# How many theater recliners in a 13' wide room



## scyce

I'm in the stud phase of my basement and dedicated home theater room. My home theater will be 13' wide and 19' long. Does anyone know if I will be able to get 4 theater recliners across in 1 row with room on either side to get around?


----------



## hjones4841

A handy tool is the Theater Planner on Berkline's website:

http://www.berkline.com/ht/planner.html

Berkline has a slimline arm style that saves a little width. I am sure that other manufacturers do as well.


----------



## RSH

Scott,

Where in PA are you? We have a warehouse in Bridgewater, NJ with many Berkline and Private Collection Seating recliners on the floor. You are welcome to come and try them out. There are some other factors that need to be taken into consideration in addition to the room dimensions. These are your height, location of the entrance into the room, number of desired isles, etc, etc, etc... 

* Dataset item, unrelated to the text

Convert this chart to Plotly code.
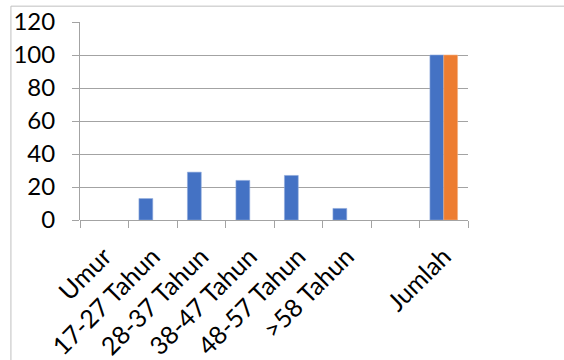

Give me a call at (732) 617-2348 and I will tell you all about these seats and help you choose the right one.


----------



## mdrake

We were in the same boat, we ended up buying Berkline 45004's. In a straight line they measure 120" inches. 

Matt


----------



## scyce

Well It's good to know we should have a problem fitting them in.. Thanks for the replies. I'm a little time away from buying chairs... 

Roman, you are about 2 hours away from me, but I may take you up on coming over as I get closer. I'm 6' 4'' and my boys are up there to so we will need some chairs to fit us...

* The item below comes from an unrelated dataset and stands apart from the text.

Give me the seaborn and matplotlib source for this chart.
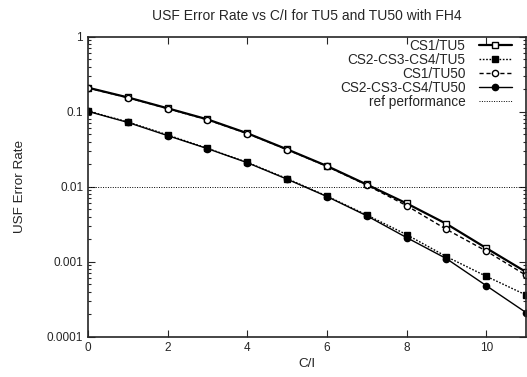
import matplotlib
matplotlib.use("Agg")
import matplotlib.pyplot as plt
import matplotlib.ticker as mticker
import numpy as np
import pandas as pd
import seaborn as sns

# C/I values (dB)
ci = [0, 1, 2, 3, 4, 5, 6, 7, 8, 9, 10, 11]

# USF error rates per coding scheme / channel profile
cs1_tu5 = [0.209, 0.155, 0.111, 0.079, 0.0516, 0.0315, 0.0189, 0.0107, 0.0060, 0.0032, 0.00152, 0.00073]
cs234_tu5 = [0.102, 0.073, 0.049, 0.0325, 0.0211, 0.0128, 0.0075, 0.0042, 0.0023, 0.00117, 0.00064, 0.00036]
cs1_tu50 = [0.207, 0.154, 0.110, 0.078, 0.0512, 0.0312, 0.0187, 0.0105, 0.0056, 0.0027, 0.00139, 0.00066]
cs234_tu50 = [0.101, 0.072, 0.048, 0.0322, 0.0209, 0.0126, 0.0074, 0.0041, 0.0021, 0.0011, 0.00048, 0.00021]
ref_level = 0.01

series_names = ["CS1/TU5", "CS2-CS3-CS4/TU5", "CS1/TU50", "CS2-CS3-CS4/TU50"]
series_values = [cs1_tu5, cs234_tu5, cs1_tu50, cs234_tu50]

sns.set_style("ticks")
plt.rcParams["font.family"] = ["Liberation Sans", "DejaVu Sans"]

fig = plt.figure(figsize=(5.27, 3.77), dpi=100)
ax = fig.add_axes([88 / 527, 1 - 336.7 / 377, (526 - 88) / 527, (336.7 - 36.7) / 377])

styles = {
    "CS1/TU5": dict(marker="s", markerfacecolor="white", linestyle="-", linewidth=1.6),
    "CS2-CS3-CS4/TU5": dict(marker="s", markerfacecolor="black", linestyle=(0, (1.2, 1.2)), linewidth=1.0),
    "CS1/TU50": dict(marker="o", markerfacecolor="white", linestyle=(0, (3, 2)), linewidth=1.0),
    "CS2-CS3-CS4/TU50": dict(marker="o", markerfacecolor="black", linestyle="-", linewidth=1.0),
}

for name, vals in zip(series_names, series_values):
    df = pd.DataFrame({"C/I": ci, "rate": vals})
    st = styles[name]
    sns.lineplot(data=df, x="C/I", y="rate", ax=ax, color="black",
                 marker=st["marker"], markerfacecolor=st["markerfacecolor"],
                 markeredgecolor="black", markersize=4.5, markeredgewidth=1.0,
                 linestyle=st["linestyle"], linewidth=st["linewidth"],
                 label=name)

ax.axhline(ref_level, color="black", linestyle=(0, (1, 1.5)), linewidth=0.7,
           label="ref performance")

ax.set_yscale("log")
ax.set_xlim(0, 11)
ax.set_ylim(0.0001, 1)
ax.set_xticks([0, 2, 4, 6, 8, 10])
ax.set_yticks([0.0001, 0.001, 0.01, 0.1, 1])
ax.yaxis.set_major_formatter(mticker.FuncFormatter(lambda v, p: f"{v:g}" if v >= 0.001 else "0.0001"))
ax.yaxis.set_minor_locator(mticker.LogLocator(base=10, subs=np.arange(2, 10)))
ax.yaxis.set_minor_formatter(mticker.NullFormatter())

ax.tick_params(axis="both", which="both", direction="in", top=True, right=True,
               labelsize=8.5, width=0.8)
ax.tick_params(axis="both", which="major", length=5)
ax.tick_params(axis="both", which="minor", length=2.5)
for sp in ax.spines.values():
    sp.set_linewidth(1.2)
    sp.set_visible(True)

ax.set_xlabel("C/I", fontsize=9.7, labelpad=3)
ax.set_ylabel("USF Error Rate", fontsize=9.7, labelpad=15)
ax.set_title("USF Error Rate vs C/I for TU5 and TU50 with FH4", fontsize=10, pad=12)

leg = ax.legend(loc="upper right", frameon=False, markerfirst=False, fontsize=9.8,
                handlelength=2.4, handletextpad=1.0, labelspacing=0.0, borderaxespad=0.0,
                bbox_to_anchor=(0.98, 1.012))
for t in leg.get_texts():
    t.set_ha("right")

fig.savefig("out.png", dpi=100)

It's all confusing... You have a room, but then everything seems to depend on each other...

Projector, screen size, riser height, chair placement, speaker placement, etc... I'm concentrating on finishing the basement other than the home theater first, but I need to do enough in the home theater (studs, soffits, electric, etc..)


----------



## RSH

scyce,

You may want to check out the Berkline 12003 group. It is imported version of the 45094 group and it will cost much, much less. I would recommend you to plan ahead and check the chairs as soon as you can. It may take some time to get the chairs you need...


----------



## tcarcio

Good advice here. I also think you should have no problem. My room is only 13' wide and I found chairs that fit fine. Here is a picture of my setup. Good luck.


----------



## MixxMaster

tcarcio said:


> Good advice here. I also think you should have no problem. My room is only 13' wide and I found chairs that fit fine. Here is a picture of my setup. Good luck.

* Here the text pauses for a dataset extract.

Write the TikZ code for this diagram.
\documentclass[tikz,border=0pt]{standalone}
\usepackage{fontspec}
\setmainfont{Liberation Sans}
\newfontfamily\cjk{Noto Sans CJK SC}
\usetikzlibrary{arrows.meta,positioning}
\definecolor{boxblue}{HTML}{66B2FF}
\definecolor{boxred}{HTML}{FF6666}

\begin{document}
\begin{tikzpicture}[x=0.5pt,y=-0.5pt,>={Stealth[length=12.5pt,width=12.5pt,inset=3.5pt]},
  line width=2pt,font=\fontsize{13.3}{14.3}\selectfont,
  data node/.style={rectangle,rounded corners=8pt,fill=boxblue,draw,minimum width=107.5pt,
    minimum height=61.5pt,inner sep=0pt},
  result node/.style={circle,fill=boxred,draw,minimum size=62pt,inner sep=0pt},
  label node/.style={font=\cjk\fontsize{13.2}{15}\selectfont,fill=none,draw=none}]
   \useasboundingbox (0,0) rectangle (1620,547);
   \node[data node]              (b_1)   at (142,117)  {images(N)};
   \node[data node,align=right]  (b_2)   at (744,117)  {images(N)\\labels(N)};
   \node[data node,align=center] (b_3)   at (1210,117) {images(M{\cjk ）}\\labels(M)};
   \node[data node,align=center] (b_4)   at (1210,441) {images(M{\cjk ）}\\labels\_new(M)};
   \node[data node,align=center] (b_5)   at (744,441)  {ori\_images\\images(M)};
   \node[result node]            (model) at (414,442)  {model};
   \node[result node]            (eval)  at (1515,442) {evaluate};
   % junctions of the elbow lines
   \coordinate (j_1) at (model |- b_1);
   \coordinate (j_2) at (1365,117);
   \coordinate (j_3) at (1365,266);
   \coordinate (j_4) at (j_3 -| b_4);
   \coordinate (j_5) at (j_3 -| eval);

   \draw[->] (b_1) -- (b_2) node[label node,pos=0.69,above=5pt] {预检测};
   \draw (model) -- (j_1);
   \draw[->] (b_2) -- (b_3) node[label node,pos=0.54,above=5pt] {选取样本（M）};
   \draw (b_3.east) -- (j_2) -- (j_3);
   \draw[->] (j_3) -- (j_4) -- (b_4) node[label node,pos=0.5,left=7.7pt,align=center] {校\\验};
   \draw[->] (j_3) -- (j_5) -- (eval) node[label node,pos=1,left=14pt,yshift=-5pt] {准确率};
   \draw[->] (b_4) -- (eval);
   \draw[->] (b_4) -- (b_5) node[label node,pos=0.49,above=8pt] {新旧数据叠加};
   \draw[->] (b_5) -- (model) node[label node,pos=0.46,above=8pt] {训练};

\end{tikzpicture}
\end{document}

I like those chairs, you CANNOT beat the price! I've only got one so far, but it has lasted perfectly for almost two years with no signs of wear and tear.


----------



## SurfHB

I got my Berklines from Roman! My room is 13.5 feet wide and about 17 feet long. I built a seating riser for my chairs. My chairs and the 088 models. 
See here: http://image68.webshots.com/168/5/23/20/2903523200027742703vIgOQm_fs.jpg

http://image60.webshots.com/460/8/41/72/2996841720027742703acoorT_fs.jpg


----------